But every model used must be adapted to particular circumstances, which among the emulators are seldom identical to where the model originally took root.
Mississippi’s political leaders have a model they’d like our state to embrace. It’s what Florida has done over the last decade and a half to improve its public education system.
There’s much to recommend that path. Florida has moved from a bottom-tier state in education rankings to a much higher rung on the ladder. It undertook broad and comprehensive changes in its education system over a period of years that produced measurable, substantive improvements in student achievement.
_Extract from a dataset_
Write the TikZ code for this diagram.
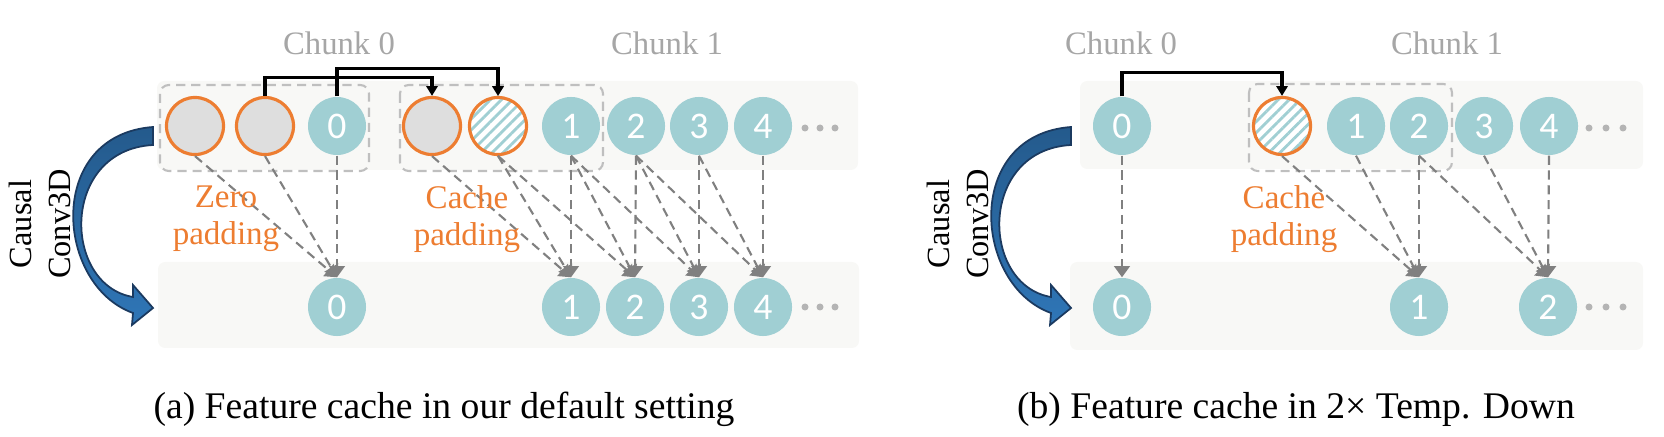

In the second monthly installment of the Daily Journal’s year-long series, “The State of our Schools,” education reporter Chris Kieffer traces the evolution of education reform in Florida and how Gov. Phil Bryant and Mississippi’s legislative leaders plan to bring Florida-style changes to this state. They’ve already introduced one – the A-F rating system for Mississippi schools in the past legislative session, and they plan several more this year.
Mississippi can learn much from Florida. Any state that improved educational achievement as much as Florida did merits a good, hard examination to determine what could work here.
Here’s the caveat: The model must be seen as a whole, not in isolated parts, and any attempt to transfer elements of the model to Mississippi must take into account this state’s unique circumstances.
For example, when we hear of Florida’s policy of not promoting third graders who don’t read on grade level, we can’t ignore – as lawmakers may be prone to do – the significant investment the state made in reading programs and “literacy coaches” leading up to that point. It wasn’t simply an order to schools to do better or else, a negative incentive that somehow produced a miracle.
Or when we hear of reading scores moving from below the national average to international competitiveness, we can’t lose sight of the statewide financial commitment made to pre-K education in Florida and Mississippi’s uniqueness in being the only state in the South that provides no state funding for pre-K.
When we hear of charter schools and other elements of expanded parental choice making a difference in Florida, we also need to be aware that this was only one component of many in the Florida model, and an element that produced mixed results. And any Mississippi adaptations must take into account the origins of most Mississippi private schools as havens for whites looking to avoid or minimize racial integration.
Mississippi’s political leadership has often been guilty of insular thinking, of refusing to look elsewhere for solutions to problems or to acknowledge that maybe most everyone else might be on to something. At times we have stubbornly insisted on keeping things as they are – i.e., elected school superintendents – when we are virtually the only place that does it the way we do.
So finding best-practice models and learning from them is a good thing to do, and in education, Florida is a good place to look. But in so doing, it’s critical to remember that 1) it was a lot of things, not one or two, that propelled Florida; 2) they weren’t free; and 3) Mississippi can learn from Florida, but that’s not the same thing as saying the states, and therefore the solutions, are identical.
Keep those points in mind, and the Florida model can be most useful for our state.